The court then turned to the substantive issue of whether the IRS was properly served with the debtor’s objection such that it was subject to the personal jurisdiction of the bankruptcy court. The court found the answer in Fed. R. Bankr. Proc. 3007(a), which provides that an objection to allowance of a claim should be delivered to the claimant. The simple answer given by the court was that “the ‘claimant’ here was the IRS, which indisputably received a copy of Nicolaus’s objection by mail. Nothing else was required.”

The court then addressed the reasoning of the bankruptcy and district courts which led them to the opposite conclusion. Those courts relied on Bankruptcy Rules 9014 and 7004. Rule 9014(a) provides that “motion[s]” in “contested matter[s] not otherwise governed by these rules” must be served “in the manner provided for service of a summons and complaint by Rule 7004.” Rule 7004 mandates that a motion against a government entity must be served on the Attorney General of the United States.

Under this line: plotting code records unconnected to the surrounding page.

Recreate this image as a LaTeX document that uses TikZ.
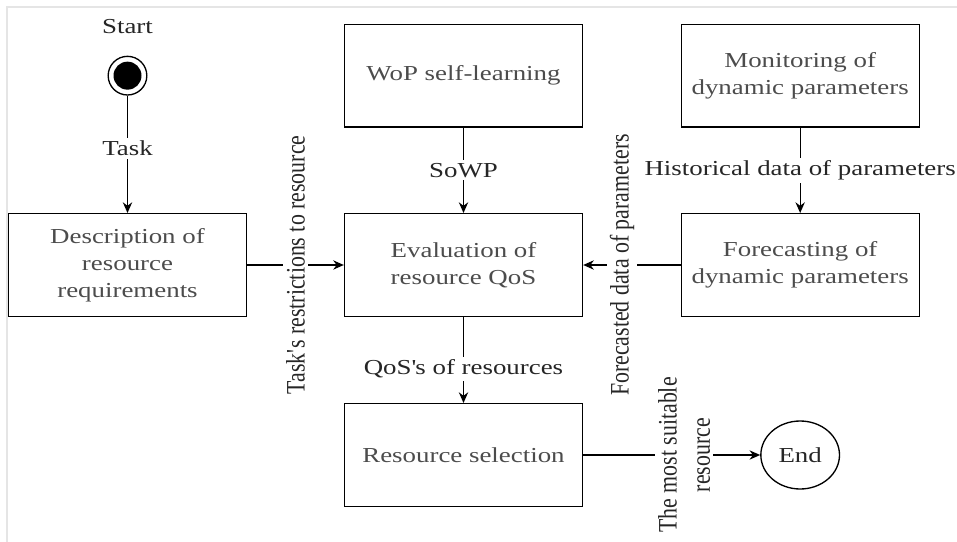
\documentclass[tikz,border=0pt]{standalone}
\usepackage{fontspec}
\setmainfont{Liberation Serif}[FakeStretch=1.26]
\newfontfamily\rotfont{Liberation Serif}[FakeStretch=0.82]
\usetikzlibrary{positioning,arrows.meta,shapes.geometric}

\tikzset{
    box/.style={draw, line width=1pt, minimum width=178.5pt, minimum height=77pt,
        inner sep=0pt, align=center, text=black!70},
    lbl/.style={fill=white, inner sep=2pt, text=black!85},
    rotlbl/.style={lbl, rotate=90, align=center,
        font=\rotfont\fontsize{20}{25}\selectfont},
    startnode/.style={circle, draw, line width=1pt, minimum size=29pt,
        path picture={\fill (path picture bounding box.center) circle (10.5pt);}},
    endnode/.style={ellipse, draw, line width=1pt, minimum width=59pt,
        minimum height=51pt, text=black!85},
}

\begin{document}
\begin{tikzpicture}[x=0.75pt, y=-0.75pt, line width=1pt,
        font=\fontsize{16}{20.3}\selectfont,
        >={Stealth[length=8pt,width=7pt]}]
        \useasboundingbox (0,0) rectangle (957,542);
        \draw[black!10, line width=1.5pt] (7,542) -- (7,7) -- (957,7);

        \node[box](1) at (127.5,265) {Description of\\resource\\requirements};
        \node[box](2)[right=72.5pt of 1] {Evaluation of\\resource QoS};
        \node[box](3)[right=73pt of 2] {Forecasting of\\dynamic parameters};
        \node[box](4)[above=64pt of 2] {WoP self-learning};
        \node[box](5)[above=64pt of 3] {Monitoring of\\dynamic parameters};
        \node[box](6)[below=64.5pt of 2] {Resource selection};
        \node[startnode, label={[label distance=13pt, text=black!85]above:Start}](0) at (1 |- 4) {};
        \node[endnode](7) at (6 -| 3) {End};

        \draw[->] (0) -- node[lbl, pos=0.45] {Task} (1);
        \draw[->] (1) -- node[rotlbl] {Task\textquotesingle s restrictions to resource} (2);
        \draw[->] (4) -- node[lbl] {SoWP} (2);
        \draw[->] (5) -- node[lbl] {Historical data of parameters} (3);
        \draw[->] (3) -- node[rotlbl, pos=0.6] {Forecasted data of parameters} (2);
        \draw[->] (2) -- node[lbl, pos=0.6] {QoS\textquotesingle s of resources} (6);
        \draw[->] (6) -- node[rotlbl, pos=0.57] {The most suitable\\resource} (7);
    \end{tikzpicture}
\end{document}
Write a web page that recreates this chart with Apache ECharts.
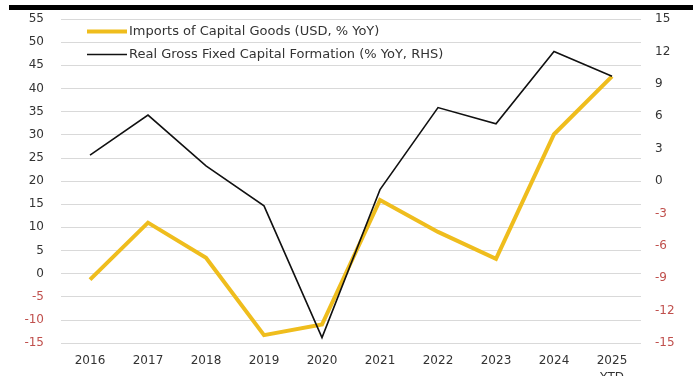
<!DOCTYPE html>
<html>
<head>
<meta charset="utf-8">
<style>
  html, body { margin: 0; padding: 0; background: #ffffff; }
  #chart { width: 699px; height: 376px; }
</style>
<script src="https://cdn.jsdelivr.net/npm/echarts@6/dist/echarts.min.js"></script>
</head>
<body>
<div id="chart"></div>
<script>
// Years on the category axis (last one is year-to-date)
const years = ['2016', '2017', '2018', '2019', '2020', '2021', '2022', '2023', '2024', '2025\nYTD'];

// Imports of capital goods, USD, % YoY (left axis)
const capitalGoodsImports = [-1.3, 11.0, 3.4, -13.3, -11.0, 15.9, 9.0, 3.2, 30.1, 42.6];

// Real gross fixed capital formation, % YoY (right axis)
const realGfcf = [2.4, 6.1, 1.4, -2.3, -14.5, -0.8, 6.8, 5.3, 12.0, 9.7];

const seriesNames = [
  'Imports of Capital Goods (USD, % YoY)',
  'Real Gross Fixed Capital Formation (% YoY, RHS)'
];

const textColor = '#333333';
const negColor = '#c0504d';
const fontFamily = 'DejaVu Sans';
const goldColor = '#efbd1d';
const blackColor = '#111111';

function tickLabel(v) {
  return v < 0 ? '{neg|' + v + '}' : '{pos|' + v + '}';
}
const tickRich = {
  pos: { color: textColor, fontSize: 12, fontFamily: fontFamily },
  neg: { color: negColor, fontSize: 12, fontFamily: fontFamily }
};

const chart = echarts.init(document.getElementById('chart'), null, { renderer: 'canvas' });

chart.setOption({
  backgroundColor: '#ffffff',
  animation: false,
  textStyle: { fontFamily: fontFamily },
  graphic: [{
    type: 'rect',
    shape: { x: 9, y: 5, width: 684, height: 5 },
    style: { fill: '#000000' },
    silent: true
  }],
  grid: {
    left: 61, right: 58, top: 19, bottom: 33,
    containLabel: false,
    outerBoundsMode: 'none'
  },
  legend: {
    orient: 'vertical',
    left: 85,
    top: 25,
    padding: 0,
    itemWidth: 40,
    itemHeight: 13,
    itemGap: 10,
    itemStyle: { opacity: 0 },
    textStyle: { color: textColor, fontSize: 13, fontFamily: fontFamily, padding: [0, 0, 0, -3] },
    data: [
      { name: seriesNames[0], lineStyle: { color: goldColor, width: 4 } },
      { name: seriesNames[1], lineStyle: { color: blackColor, width: 1.6 } }
    ]
  },
  xAxis: {
    type: 'category',
    data: years,
    boundaryGap: true,
    axisLine: { show: false },
    axisTick: { show: false },
    axisLabel: {
      color: textColor, fontSize: 12, fontFamily: fontFamily,
      margin: 9, lineHeight: 17, interval: 0
    }
  },
  yAxis: [{
    type: 'value',
    min: -15, max: 55, interval: 5,
    axisLine: { show: false },
    axisTick: { show: false },
    splitLine: { lineStyle: { color: '#d9d9d9', width: 1 } },
    axisLabel: { margin: 17, formatter: tickLabel, rich: tickRich }
  }, {
    type: 'value',
    min: -15, max: 15, interval: 3,
    position: 'right',
    axisLine: { show: false },
    axisTick: { show: false },
    splitLine: { show: false },
    axisLabel: { margin: 14, formatter: tickLabel, rich: tickRich }
  }],
  series: [{
    name: seriesNames[0],
    type: 'line',
    yAxisIndex: 0,
    data: capitalGoodsImports,
    symbol: 'none',
    lineStyle: { color: goldColor, width: 4, join: 'miter' },
    itemStyle: { color: goldColor }
  }, {
    name: seriesNames[1],
    type: 'line',
    yAxisIndex: 1,
    data: realGfcf,
    symbol: 'none',
    lineStyle: { color: blackColor, width: 1.6, join: 'miter' },
    itemStyle: { color: blackColor }
  }]
});
</script>
</body>
</html>
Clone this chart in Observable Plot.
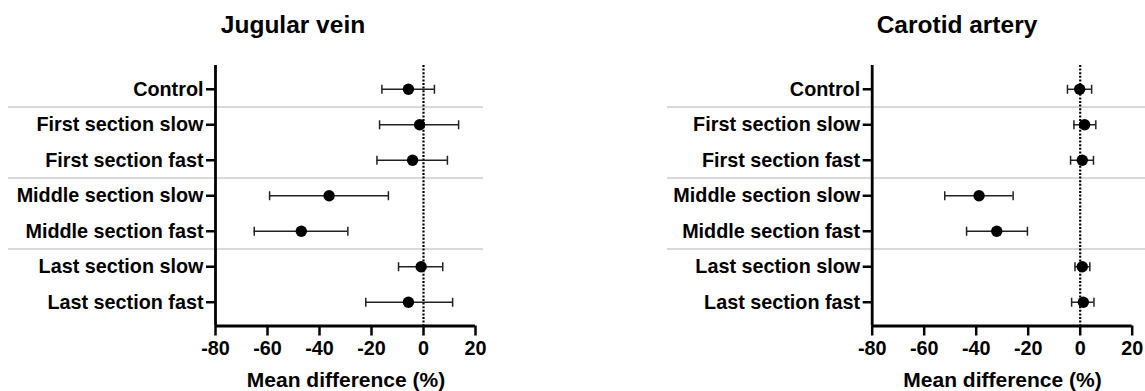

The court found that the lower courts erred in failing to distinguish between an objection, which was what Mr. Nicolaus filed in this case, and a motion, which would call into play Rules 9014 and 7004. “An objection is not a motion.” The court was not convinced otherwise by the Bankruptcy court’s reliance on the Advisory Committee Notes to Rule 3007 which state that a “contested matter initiated by an objection to a claim is governed by rule 9014.” The court found this language did not mean that the objection itself was governed by Rule 9014. Rather, the court found that Rule 3007 is clear in its mandate that objection to a claim should be mailed to the claimant.

The court reversed and remanded with instructions to the bankruptcy court to reinstate its order of disallowance.